> _Exercise_: Please, without the pictures, retype exactly the lines from the start of the material through the line that holds "const LS_BOLD = 0.5;".

> _Raw data_:
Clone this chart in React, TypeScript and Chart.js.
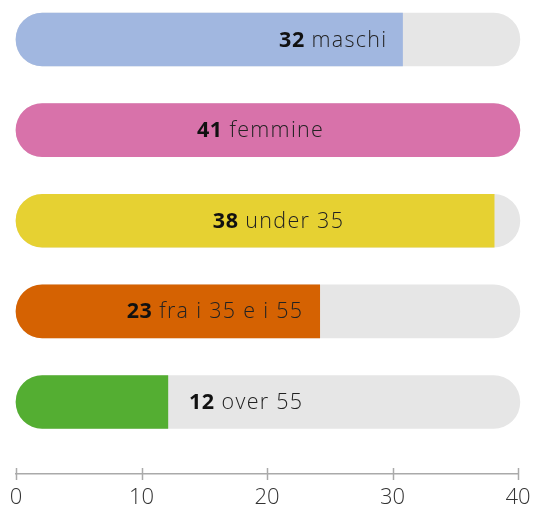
import React, { useEffect, useRef } from "react";
import { Chart, registerables } from "chart.js";

Chart.register(...registerables);

const categories = ["maschi", "femmine", "under 35", "fra i 35 e i 55", "over 55"];
const labelNumbers = [32, 41, 38, 23, 12];
const barValues = [30.8, 40.15, 38.1, 24.2, 12.1];
const trackValues = [40.15, 40.15, 40.15, 40.15, 40.15];
const barColors = ["#a1b7e0", "#d872aa", "#e6d132", "#d56202", "#54ae32"];
const xTicks = [0, 10, 20, 30, 40];

// label right edges (in axis units), styling only
const labelRight = [29.5, 24.45, 26.05, 22.8, 22.8];

const FONT = "'Open Sans', Lato, sans-serif";
const R = 26.5;
const FS = 21.5;
const LS_LIGHT = 1.3;
const LS_BOLD = 0.5;

const labelPlugin = {
  id: "barLabels",
  afterDatasetsDraw(chart: any) {
    const { ctx } = chart;
    const xs = chart.scales.x;
    const ys = chart.scales.y;
    ctx.save();
    ctx.textBaseline = "middle";
    ctx.textAlign = "left";
    categories.forEach((cat, i) => {
      const right = xs.getPixelForValue(labelRight[i]);
      const y = ys.getPixelForValue(i) + 1;
      const numTxt = String(labelNumbers[i]);
      const rest = " " + cat;
      ctx.font = `700 ${FS}px ${FONT}`;
      (ctx as any).letterSpacing = `${LS_BOLD}px`;
      const wNum = ctx.measureText(numTxt).width;
      ctx.font = `300 ${FS}px ${FONT}`;
      (ctx as any).letterSpacing = `${LS_LIGHT}px`;
      const wRest = ctx.measureText(rest).width - LS_LIGHT;
      const start = right - wNum - wRest;
      ctx.fillStyle = "#111";
      ctx.font = `700 ${FS}px ${FONT}`;
      (ctx as any).letterSpacing = `${LS_BOLD}px`;
      ctx.fillText(numTxt, start, y);
      ctx.fillStyle = "#222";
      ctx.font = `300 ${FS}px ${FONT}`;
      (ctx as any).letterSpacing = `${LS_LIGHT}px`;
      ctx.fillText(rest, start + wNum, y);
    });
    (ctx as any).letterSpacing = "0px";
    const yAxis = chart.chartArea.bottom;
    ctx.strokeStyle = "#aaaaaa";
    ctx.lineWidth = 1.5;
    xTicks.forEach((t) => {
      const x = Math.round(xs.getPixelForValue(t)) + 0.5;
      ctx.beginPath();
      ctx.moveTo(x, yAxis - 6);
      ctx.lineTo(x, yAxis + 6);
      ctx.stroke();
    });
    ctx.restore();
  },
};

export default function App() {
  const ref = useRef<HTMLCanvasElement | null>(null);
  useEffect(() => {
    if (!ref.current) return;
    const chart = new Chart(ref.current, {
      type: "bar",
      data: {
        datasets: [
          {
            data: barValues.map((v, i) => ({ x: v, y: i })),
            backgroundColor: barColors,
            barThickness: 53,
            grouped: false,
            order: 1,
            clip: false,
            borderSkipped: false,
            borderRadius: (c: any) =>
              c.dataIndex === 1
                ? R
                : { topLeft: R, bottomLeft: R, topRight: 0, bottomRight: 0 },
          } as any,
          {
            data: trackValues.map((v, i) => ({ x: v, y: i })),
            backgroundColor: "#e6e6e6",
            barThickness: 53,
            grouped: false,
            order: 2,
            clip: false,
            borderSkipped: false,
            borderRadius: R,
          } as any,
        ],
      },
      options: {
        indexAxis: "y",
        animation: false,
        responsive: false,
        maintainAspectRatio: false,
        layout: { padding: { left: 16, right: 16, top: 8, bottom: 0 } },
        plugins: { legend: { display: false }, tooltip: { enabled: false } },
        scales: {
          x: {
            type: "linear",
            min: 0,
            max: 40,
            afterBuildTicks: (s: any) => {
              s.ticks = xTicks.map((v) => ({ value: v }));
            },
            afterFit: (s: any) => {
              s.paddingLeft = 0;
              s.paddingRight = 0;
              s.height = 34;
            },
            grid: { display: false, drawTicks: false },
            border: { display: true, color: "#aaaaaa", width: 1.5 },
            ticks: {
              padding: 12,
              color: "#333",
              font: { family: FONT, size: 22, weight: "300", lineHeight: 1.1 },
              maxRotation: 0,
            },
          },
          y: {
            type: "linear",
            display: false,
            reverse: true,
            offset: false,
            min: -0.348,
            max: 4.795,
          },
        },
      } as any,
      plugins: [labelPlugin],
    });
    return () => chart.destroy();
  }, []);
  return (
    <div style={{ position: "absolute", left: 0, top: 0, width: 534, height: 508 }}>
      <canvas ref={ref} width={534} height={508} style={{ width: 534, height: 508 }} />
    </div>
  );
}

> _Expected output_:
Clone this chart in React, TypeScript and Chart.js.
import React, { useEffect, useRef } from "react";
import { Chart, registerables } from "chart.js";

Chart.register(...registerables);

const categories = ["maschi", "femmine", "under 35", "fra i 35 e i 55", "over 55"];
const labelNumbers = [32, 41, 38, 23, 12];
const barValues = [30.8, 40.15, 38.1, 24.2, 12.1];
const trackValues = [40.15, 40.15, 40.15, 40.15, 40.15];
const barColors = ["#a1b7e0", "#d872aa", "#e6d132", "#d56202", "#54ae32"];
const xTicks = [0, 10, 20, 30, 40];

// label right edges (in axis units), styling only
const labelRight = [29.5, 24.45, 26.05, 22.8, 22.8];

const FONT = "'Open Sans', Lato, sans-serif";
const R = 26.5;
const FS = 21.5;
const LS_LIGHT = 1.3;
const LS_BOLD = 0.5;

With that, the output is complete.